# Data shown:
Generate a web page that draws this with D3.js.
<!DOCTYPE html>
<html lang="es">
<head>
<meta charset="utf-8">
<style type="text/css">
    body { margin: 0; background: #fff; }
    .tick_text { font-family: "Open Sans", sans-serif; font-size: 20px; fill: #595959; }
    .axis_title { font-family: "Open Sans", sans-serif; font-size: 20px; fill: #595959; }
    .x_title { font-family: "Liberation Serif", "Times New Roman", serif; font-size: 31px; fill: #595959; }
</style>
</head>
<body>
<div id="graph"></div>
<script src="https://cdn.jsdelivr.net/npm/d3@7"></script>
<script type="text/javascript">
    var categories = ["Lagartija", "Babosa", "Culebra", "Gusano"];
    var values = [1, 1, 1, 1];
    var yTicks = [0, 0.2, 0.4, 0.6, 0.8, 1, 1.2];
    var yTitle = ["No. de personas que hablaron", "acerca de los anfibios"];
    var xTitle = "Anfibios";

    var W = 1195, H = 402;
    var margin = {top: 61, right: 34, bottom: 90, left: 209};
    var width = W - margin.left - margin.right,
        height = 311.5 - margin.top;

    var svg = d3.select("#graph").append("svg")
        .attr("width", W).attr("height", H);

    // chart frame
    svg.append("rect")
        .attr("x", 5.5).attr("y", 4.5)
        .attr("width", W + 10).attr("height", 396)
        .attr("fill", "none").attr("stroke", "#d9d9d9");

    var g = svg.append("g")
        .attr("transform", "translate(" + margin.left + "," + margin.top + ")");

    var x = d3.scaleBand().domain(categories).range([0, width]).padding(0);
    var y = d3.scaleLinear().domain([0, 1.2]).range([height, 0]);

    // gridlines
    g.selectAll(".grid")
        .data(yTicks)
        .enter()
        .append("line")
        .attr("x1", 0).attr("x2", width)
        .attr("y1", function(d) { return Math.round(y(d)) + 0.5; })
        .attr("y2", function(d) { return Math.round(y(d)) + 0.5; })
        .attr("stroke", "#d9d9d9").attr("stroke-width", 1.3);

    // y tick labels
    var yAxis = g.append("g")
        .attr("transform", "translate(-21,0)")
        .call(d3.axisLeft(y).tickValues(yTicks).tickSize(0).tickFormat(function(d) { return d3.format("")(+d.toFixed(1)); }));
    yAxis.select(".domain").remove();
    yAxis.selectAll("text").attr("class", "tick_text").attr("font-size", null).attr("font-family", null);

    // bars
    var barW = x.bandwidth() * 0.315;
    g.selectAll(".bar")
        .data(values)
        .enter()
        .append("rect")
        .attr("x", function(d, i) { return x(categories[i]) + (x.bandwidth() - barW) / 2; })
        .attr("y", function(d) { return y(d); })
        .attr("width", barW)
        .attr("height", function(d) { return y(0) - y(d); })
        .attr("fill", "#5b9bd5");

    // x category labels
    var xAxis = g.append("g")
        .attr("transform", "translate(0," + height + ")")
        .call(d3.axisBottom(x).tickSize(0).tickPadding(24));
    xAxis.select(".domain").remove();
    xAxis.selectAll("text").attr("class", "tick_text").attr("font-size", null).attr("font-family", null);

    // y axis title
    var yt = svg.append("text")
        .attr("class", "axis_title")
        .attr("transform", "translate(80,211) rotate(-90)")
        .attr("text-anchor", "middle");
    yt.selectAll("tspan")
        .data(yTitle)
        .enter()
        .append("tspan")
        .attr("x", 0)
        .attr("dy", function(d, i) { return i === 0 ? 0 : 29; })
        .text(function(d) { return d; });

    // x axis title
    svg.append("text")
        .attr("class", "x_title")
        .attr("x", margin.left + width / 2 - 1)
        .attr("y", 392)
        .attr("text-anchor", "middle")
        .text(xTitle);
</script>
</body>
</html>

# What you will do:
Repeat the material above in full, keeping every word.

# The result:
Generate a web page that draws this with D3.js.
<!DOCTYPE html>
<html lang="es">
<head>
<meta charset="utf-8">
<style type="text/css">
    body { margin: 0; background: #fff; }
    .tick_text { font-family: "Open Sans", sans-serif; font-size: 20px; fill: #595959; }
    .axis_title { font-family: "Open Sans", sans-serif; font-size: 20px; fill: #595959; }
    .x_title { font-family: "Liberation Serif", "Times New Roman", serif; font-size: 31px; fill: #595959; }
</style>
</head>
<body>
<div id="graph"></div>
<script src="https://cdn.jsdelivr.net/npm/d3@7"></script>
<script type="text/javascript">
    var categories = ["Lagartija", "Babosa", "Culebra", "Gusano"];
    var values = [1, 1, 1, 1];
    var yTicks = [0, 0.2, 0.4, 0.6, 0.8, 1, 1.2];
    var yTitle = ["No. de personas que hablaron", "acerca de los anfibios"];
    var xTitle = "Anfibios";

    var W = 1195, H = 402;
    var margin = {top: 61, right: 34, bottom: 90, left: 209};
    var width = W - margin.left - margin.right,
        height = 311.5 - margin.top;

    var svg = d3.select("#graph").append("svg")
        .attr("width", W).attr("height", H);

    // chart frame
    svg.append("rect")
        .attr("x", 5.5).attr("y", 4.5)
        .attr("width", W + 10).attr("height", 396)
        .attr("fill", "none").attr("stroke", "#d9d9d9");

    var g = svg.append("g")
        .attr("transform", "translate(" + margin.left + "," + margin.top + ")");

    var x = d3.scaleBand().domain(categories).range([0, width]).padding(0);
    var y = d3.scaleLinear().domain([0, 1.2]).range([height, 0]);

    // gridlines
    g.selectAll(".grid")
        .data(yTicks)
        .enter()
        .append("line")
        .attr("x1", 0).attr("x2", width)
        .attr("y1", function(d) { return Math.round(y(d)) + 0.5; })
        .attr("y2", function(d) { return Math.round(y(d)) + 0.5; })
        .attr("stroke", "#d9d9d9").attr("stroke-width", 1.3);

    // y tick labels
    var yAxis = g.append("g")
        .attr("transform", "translate(-21,0)")
        .call(d3.axisLeft(y).tickValues(yTicks).tickSize(0).tickFormat(function(d) { return d3.format("")(+d.toFixed(1)); }));
    yAxis.select(".domain").remove();
    yAxis.selectAll("text").attr("class", "tick_text").attr("font-size", null).attr("font-family", null);

    // bars
    var barW = x.bandwidth() * 0.315;
    g.selectAll(".bar")
        .data(values)
        .enter()
        .append("rect")
        .attr("x", function(d, i) { return x(categories[i]) + (x.bandwidth() - barW) / 2; })
        .attr("y", function(d) { return y(d); })
        .attr("width", barW)
        .attr("height", function(d) { return y(0) - y(d); })
        .attr("fill", "#5b9bd5");

    // x category labels
    var xAxis = g.append("g")
        .attr("transform", "translate(0," + height + ")")
        .call(d3.axisBottom(x).tickSize(0).tickPadding(24));
    xAxis.select(".domain").remove();
    xAxis.selectAll("text").attr("class", "tick_text").attr("font-size", null).attr("font-family", null);

    // y axis title
    var yt = svg.append("text")
        .attr("class", "axis_title")
        .attr("transform", "translate(80,211) rotate(-90)")
        .attr("text-anchor", "middle");
    yt.selectAll("tspan")
        .data(yTitle)
        .enter()
        .append("tspan")
        .attr("x", 0)
        .attr("dy", function(d, i) { return i === 0 ? 0 : 29; })
        .text(function(d) { return d; });

    // x axis title
    svg.append("text")
        .attr("class", "x_title")
        .attr("x", margin.left + width / 2 - 1)
        .attr("y", 392)
        .attr("text-anchor", "middle")
        .text(xTitle);
</script>
</body>
</html>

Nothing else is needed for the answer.